A supply chain attack is when a hacker infiltrates your system through a 3rd party i.e. a partner or provider with software or hardware with access to your systems and data. This can be hackers infiltrating a software company’s infrastructure and injecting malware into new software releases or security updates. It can also be hackers infiltrating a 3rd party that is storing your data.
Supply chain attacks have been fairly uncommon until recently. In 2017, two software developers, MeDoc and CCleaner, were compromised at source. This resulted in their customers being infected with malware when downloading the software/updates. In June last year, companies and organisations in the Ukraine and Russia were infected by malware known as NotPetya encrypting hard disks and causing widespread disruption. Other high profile attacks include the Paradise and Panama Papers, where the law firm storing the data was breached.
Supply chain attacks are sophisticated and seek to do damage by targeting less-secure elements in the supply chain. They are extremely difficult to detect so it is important to try and prevent these attacks from happening in the first place.
How do reduce the risk of a supply chain attack
The first thing you should do to reduce the threat of a supply chain attack is understand the risk. Make sure you know who your suppliers are and find out how their security works. That way you can understand what risks are posed.

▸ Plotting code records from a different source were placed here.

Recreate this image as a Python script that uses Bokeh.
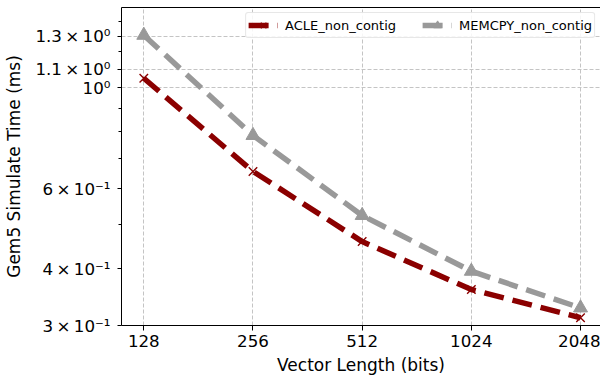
from bokeh.plotting import figure
from bokeh.models import Range1d, FixedTicker, LogAxis, Legend, LegendItem
from bokeh.embed import file_html
from bokeh.resources import INLINE

vector_lengths = [128, 256, 512, 1024, 2048]
acle_non_contig = [1.05, 0.655, 0.459, 0.360, 0.312]
memcpy_non_contig = [1.306, 0.786, 0.524, 0.395, 0.328]
x_tick_labels = ["128", "256", "512", "1024", "2048"]
y_ticks = [0.3, 0.4, 0.6, 1.0, 1.1, 1.3]
y_tick_labels = ["3\u2009×\u200910⁻¹", "4\u2009×\u200910⁻¹", "6\u2009×\u200910⁻¹",
                 "10⁰", "1.1\u2009×\u200910⁰", "1.3\u2009×\u200910⁰"]
y_minor_ticks = [0.5, 0.7, 0.8, 0.9, 1.2, 1.4]
y_grid_ticks = [1.0, 1.1, 1.3]

FONT = "DejaVu Sans"

p = figure(width=600, height=377, x_axis_type="log", y_axis_type="log",
           x_range=Range1d(111.1, 2325), y_range=Range1d(0.3, 1.503),
           output_backend="svg", toolbar_location=None,
           min_border_left=121, min_border_right=0, min_border_top=7, min_border_bottom=52)

p.outline_line_color = None
p.background_fill_color = "white"

# x axis
xa = p.xaxis[0]
xa.ticker = FixedTicker(ticks=vector_lengths)
xa.major_label_overrides = {v: s for v, s in zip(vector_lengths, x_tick_labels)}
xa.axis_label = "Vector Length (bits)"
xa.axis_label_text_font = FONT
xa.axis_label_text_font_size = "17px"
xa.axis_label_text_font_style = "normal"
xa.axis_label_text_color = "black"
xa.axis_label_standoff = 5
xa.major_label_text_font = FONT
xa.major_label_text_font_size = "16.7px"
xa.major_label_text_color = "black"
xa.major_label_standoff = 4
xa.major_tick_out = 5
xa.major_tick_in = 0
xa.minor_tick_line_color = None
xa.axis_line_color = "black"

# y axis
ya = p.yaxis[0]
ya.ticker = FixedTicker(ticks=y_ticks, minor_ticks=y_minor_ticks)
ya.major_label_overrides = {v: s for v, s in zip(y_ticks, y_tick_labels)}
ya.axis_label = "Gem5 Simulate Time (ms)"
ya.axis_label_text_font = FONT
ya.axis_label_text_font_size = "17px"
ya.axis_label_text_font_style = "normal"
ya.axis_label_text_color = "black"
ya.axis_label_standoff = 8
ya.major_label_text_font = FONT
ya.major_label_text_font_size = "16.7px"
ya.major_label_text_color = "black"
ya.major_label_standoff = 7
ya.major_tick_out = 4
ya.major_tick_in = 0
ya.minor_tick_out = 3
ya.minor_tick_in = 0
ya.axis_line_color = "black"

# top spine
top = LogAxis(ticker=FixedTicker(ticks=[]), major_tick_out=0, major_tick_in=0,
              minor_tick_out=0, minor_tick_in=0, major_label_text_font_size="0px",
              axis_line_color="black")
p.add_layout(top, "above")

# grids
for g in (p.xgrid[0], p.ygrid[0]):
    g.grid_line_color = "#c4c4c4"
    g.grid_line_dash = "4 2"
    g.grid_line_width = 1
p.ygrid[0].ticker = FixedTicker(ticks=y_grid_ticks)

red = "#8b0000"
gray = "#999999"

l1 = p.line(vector_lengths, acle_non_contig, line_color=red, line_width=5.5,
            line_dash="20 9", line_cap="butt")
s1 = p.scatter(vector_lengths, acle_non_contig, marker="x", size=12,
               line_color=red, line_width=1.4)
l2 = p.line(vector_lengths, memcpy_non_contig, line_color=gray, line_width=5.5,
            line_dash="20 9", line_cap="butt")
s2 = p.scatter(vector_lengths, memcpy_non_contig, marker="triangle", size=14,
               fill_color=gray, line_color=gray)

legend = Legend(items=[LegendItem(label="ACLE_non_contig", renderers=[l1, s1]),
                       LegendItem(label="MEMCPY_non_contig", renderers=[l2, s2])],
                orientation="horizontal", location="top_right")
legend.label_text_font = FONT
legend.label_text_font_size = "13px"
legend.label_text_color = "black"
legend.glyph_width = 30
legend.glyph_height = 20
legend.label_height = 18
legend.label_standoff = 7
legend.spacing = 26
legend.padding = 2
legend.margin = 5
legend.border_line_color = "#d0d0d0"
legend.border_radius = 3
legend.background_fill_alpha = 0.85
p.add_layout(legend, "center")

open("out.html", "w").write(file_html(p, INLINE))
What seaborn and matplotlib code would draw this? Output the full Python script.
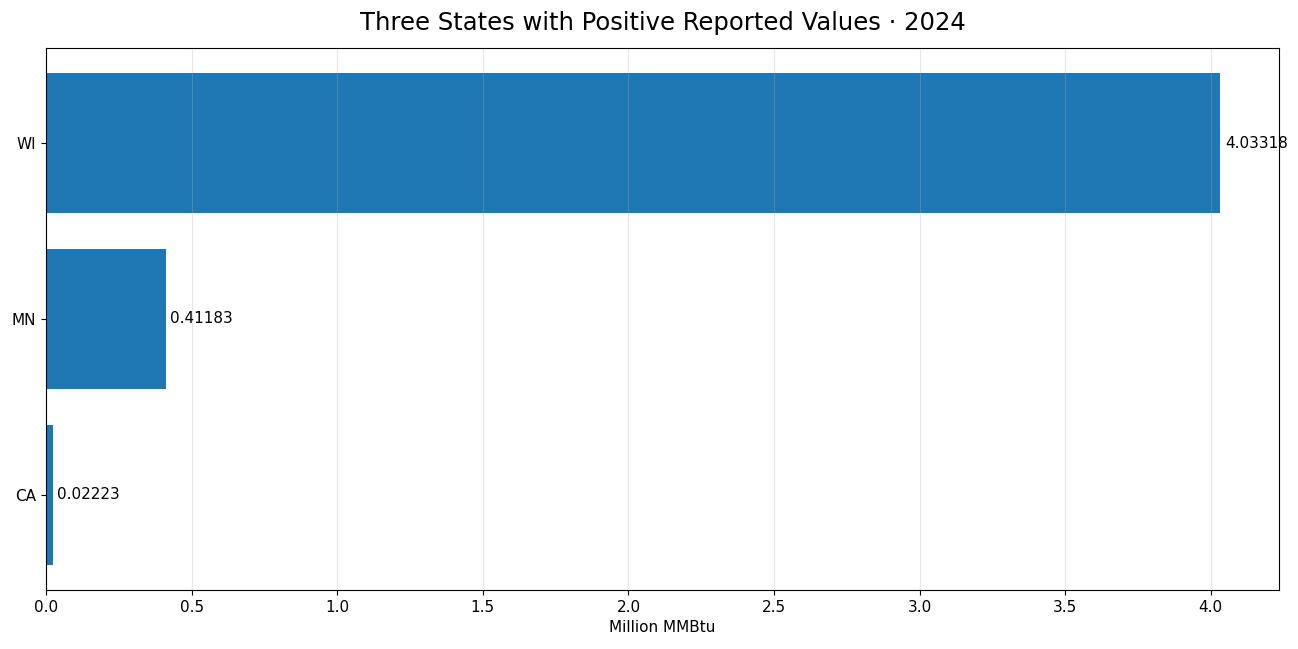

You should then contact your suppliers and communicate your security requirements with them. Try and set minimum security requirements with them by building security considerations into your contract.
This is not a one-time project. Software changes and hackers get more sophisticated over time. Make sure you these procedures regularly to ensure you keep the threat of a supply chain attack to a minimum.
Of course, only working with trusted providers and speaking to cybersecurity experts is vital in reducing the threat of a supply chain attack.
Why protecting your business is so important
With GDPR now in force, the consequences of a supply chain attack could be devastating for your business. If you don’t protect your data properly you could face penalties of up to 4% of total global revenue. Not to mention the effect a supply chain attack could have on your systems or ability to operate.
Cyber security for your business doesn’t have to cost thousands and thousands. By adopting a risk-based, proactive mind-set you’ll be able to consider what threat an attack might pose and where you might be vulnerable. You can then use this to create a protection strategy for your business.